Retype the whole listing verbatim and keep the pictures out of it.
* begin *
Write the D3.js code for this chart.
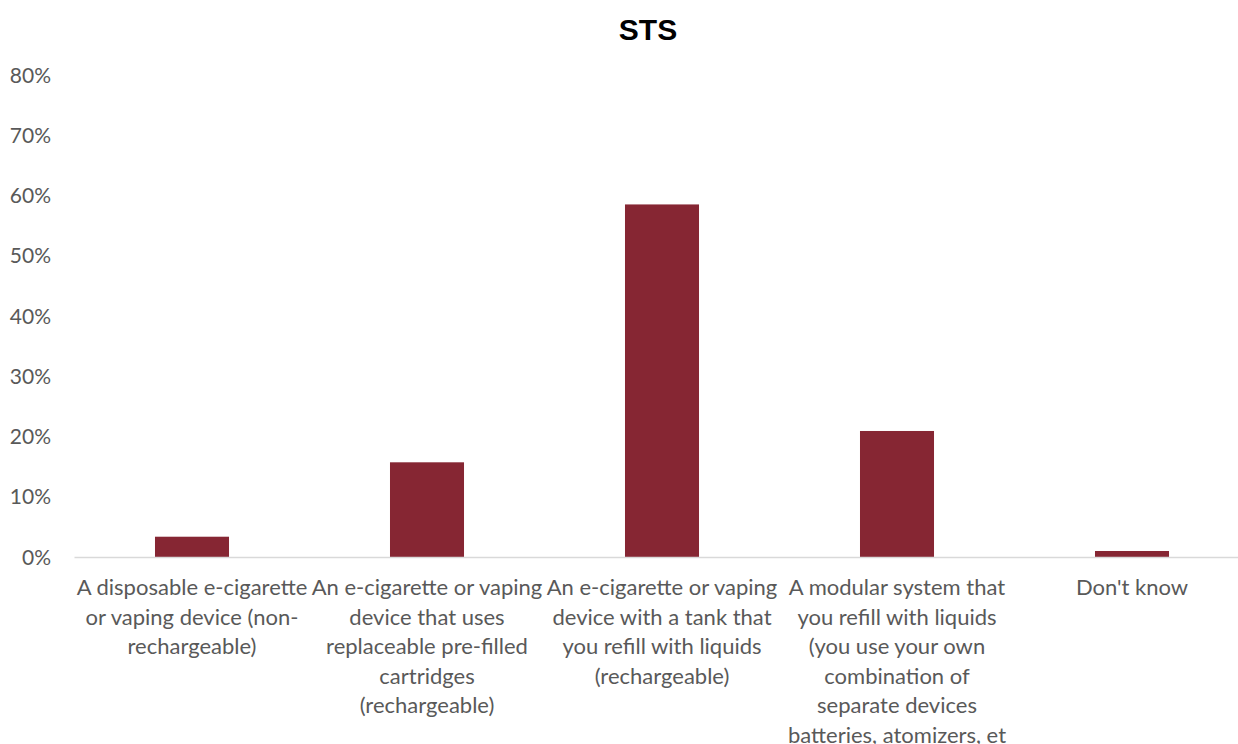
<!DOCTYPE html>
<html>
<head>
<meta charset="utf-8">
<script src="https://cdn.jsdelivr.net/npm/d3@7"></script>
<style>
  body { margin: 0; background: #fff; }
  svg { display: block; }
</style>
</head>
<body>
<div id="chart"></div>
<script>
// data
const categories = ["disposable", "cartridges", "tank", "modular", "dontknow"];
const values = [0.0345, 0.158, 0.586, 0.210, 0.0108];
const labelLines = [
    ["A disposable e-cigarette", "or vaping device (non-", "rechargeable)"],
    ["An e-cigarette or vaping", "device that uses", "replaceable pre-filled", "cartridges", "(rechargeable)"],
    ["An e-cigarette or vaping", "device with a tank that", "you refill with liquids", "(rechargeable)"],
    ["A modular system that", "you refill with liquids", "(you use your own", "combination of", "separate devices", "batteries, atomizers, et"],
    ["Don't know"]
];
const yTicks = [0, 0.1, 0.2, 0.3, 0.4, 0.5, 0.6, 0.7, 0.8];

const W = 1238, H = 744;
const margin = { top: 75.5, left: 74.5, right: -11.5, bottom: 186.5 };
const font = "Lato, 'Open Sans', sans-serif";
const textCol = "#595959";

const svg = d3.select("#chart").append("svg")
    .attr("width", W)
    .attr("height", H);

const x = d3.scaleBand()
    .domain(categories)
    .range([margin.left, W - margin.right])
    .paddingInner(0.685)
    .paddingOuter(0.3425);

const y = d3.scaleLinear()
    .domain([0, 0.8])
    .range([H - margin.bottom, margin.top]);

// title
svg.append("text")
    .attr("x", 648)
    .attr("y", 39.5)
    .attr("text-anchor", "middle")
    .attr("font-family", "Arial, 'Liberation Sans', sans-serif")
    .attr("font-weight", "bold")
    .attr("font-size", "30px")
    .attr("fill", "#000")
    .text("STS");

// y axis labels
const yAxis = d3.axisLeft(y)
    .tickValues(yTicks)
    .tickFormat(d3.format(".0%"))
    .tickSize(0)
    .tickPadding(0);

const yg = svg.append("g")
    .attr("transform", "translate(51,0)")
    .call(yAxis);
yg.select(".domain").remove();
yg.selectAll("text")
    .attr("font-family", font)
    .attr("font-size", "21px")
    .attr("fill", textCol);

// bars
svg.selectAll("rect.bar")
    .data(values)
    .enter()
    .append("rect")
    .attr("class", "bar")
    .attr("x", (d, i) => x(categories[i]))
    .attr("width", x.bandwidth())
    .attr("y", d => y(d))
    .attr("height", d => y(0) - y(d))
    .attr("fill", "#862633");

// baseline
svg.append("line")
    .attr("x1", margin.left)
    .attr("x2", W - margin.right)
    .attr("y1", y(0))
    .attr("y2", y(0))
    .attr("stroke", "#d9d9d9")
    .attr("stroke-width", 1.5);

// category labels
labelLines.forEach((lines, i) => {
    const cx = x(categories[i]) + x.bandwidth() / 2;
    const t = svg.append("text")
        .attr("text-anchor", "middle")
        .attr("font-family", font)
        .attr("font-size", "22px")
        .attr("fill", textCol);
    lines.forEach((ln, j) => {
        t.append("tspan")
            .attr("x", cx)
            .attr("y", 595 + j * 29.6)
            .text(ln);
    });
});
</script>
</body>
</html>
* end *
EXPECTED OUTPUT:
Write the D3.js code for this chart.
<!DOCTYPE html>
<html>
<head>
<meta charset="utf-8">
<script src="https://cdn.jsdelivr.net/npm/d3@7"></script>
<style>
  body { margin: 0; background: #fff; }
  svg { display: block; }
</style>
</head>
<body>
<div id="chart"></div>
<script>
// data
const categories = ["disposable", "cartridges", "tank", "modular", "dontknow"];
const values = [0.0345, 0.158, 0.586, 0.210, 0.0108];
const labelLines = [
    ["A disposable e-cigarette", "or vaping device (non-", "rechargeable)"],
    ["An e-cigarette or vaping", "device that uses", "replaceable pre-filled", "cartridges", "(rechargeable)"],
    ["An e-cigarette or vaping", "device with a tank that", "you refill with liquids", "(rechargeable)"],
    ["A modular system that", "you refill with liquids", "(you use your own", "combination of", "separate devices", "batteries, atomizers, et"],
    ["Don't know"]
];
const yTicks = [0, 0.1, 0.2, 0.3, 0.4, 0.5, 0.6, 0.7, 0.8];

const W = 1238, H = 744;
const margin = { top: 75.5, left: 74.5, right: -11.5, bottom: 186.5 };
const font = "Lato, 'Open Sans', sans-serif";
const textCol = "#595959";

const svg = d3.select("#chart").append("svg")
    .attr("width", W)
    .attr("height", H);

const x = d3.scaleBand()
    .domain(categories)
    .range([margin.left, W - margin.right])
    .paddingInner(0.685)
    .paddingOuter(0.3425);

const y = d3.scaleLinear()
    .domain([0, 0.8])
    .range([H - margin.bottom, margin.top]);

// title
svg.append("text")
    .attr("x", 648)
    .attr("y", 39.5)
    .attr("text-anchor", "middle")
    .attr("font-family", "Arial, 'Liberation Sans', sans-serif")
    .attr("font-weight", "bold")
    .attr("font-size", "30px")
    .attr("fill", "#000")
    .text("STS");

// y axis labels
const yAxis = d3.axisLeft(y)
    .tickValues(yTicks)
    .tickFormat(d3.format(".0%"))
    .tickSize(0)
    .tickPadding(0);

const yg = svg.append("g")
    .attr("transform", "translate(51,0)")
    .call(yAxis);
yg.select(".domain").remove();
yg.selectAll("text")
    .attr("font-family", font)
    .attr("font-size", "21px")
    .attr("fill", textCol);

// bars
svg.selectAll("rect.bar")
    .data(values)
    .enter()
    .append("rect")
    .attr("class", "bar")
    .attr("x", (d, i) => x(categories[i]))
    .attr("width", x.bandwidth())
    .attr("y", d => y(d))
    .attr("height", d => y(0) - y(d))
    .attr("fill", "#862633");

// baseline
svg.append("line")
    .attr("x1", margin.left)
    .attr("x2", W - margin.right)
    .attr("y1", y(0))
    .attr("y2", y(0))
    .attr("stroke", "#d9d9d9")
    .attr("stroke-width", 1.5);

// category labels
labelLines.forEach((lines, i) => {
    const cx = x(categories[i]) + x.bandwidth() / 2;
    const t = svg.append("text")
        .attr("text-anchor", "middle")
        .attr("font-family", font)
        .attr("font-size", "22px")
        .attr("fill", textCol);
    lines.forEach((ln, j) => {
        t.append("tspan")
            .attr("x", cx)
            .attr("y", 595 + j * 29.6)
            .text(ln);
    });
});
</script>
</body>
</html>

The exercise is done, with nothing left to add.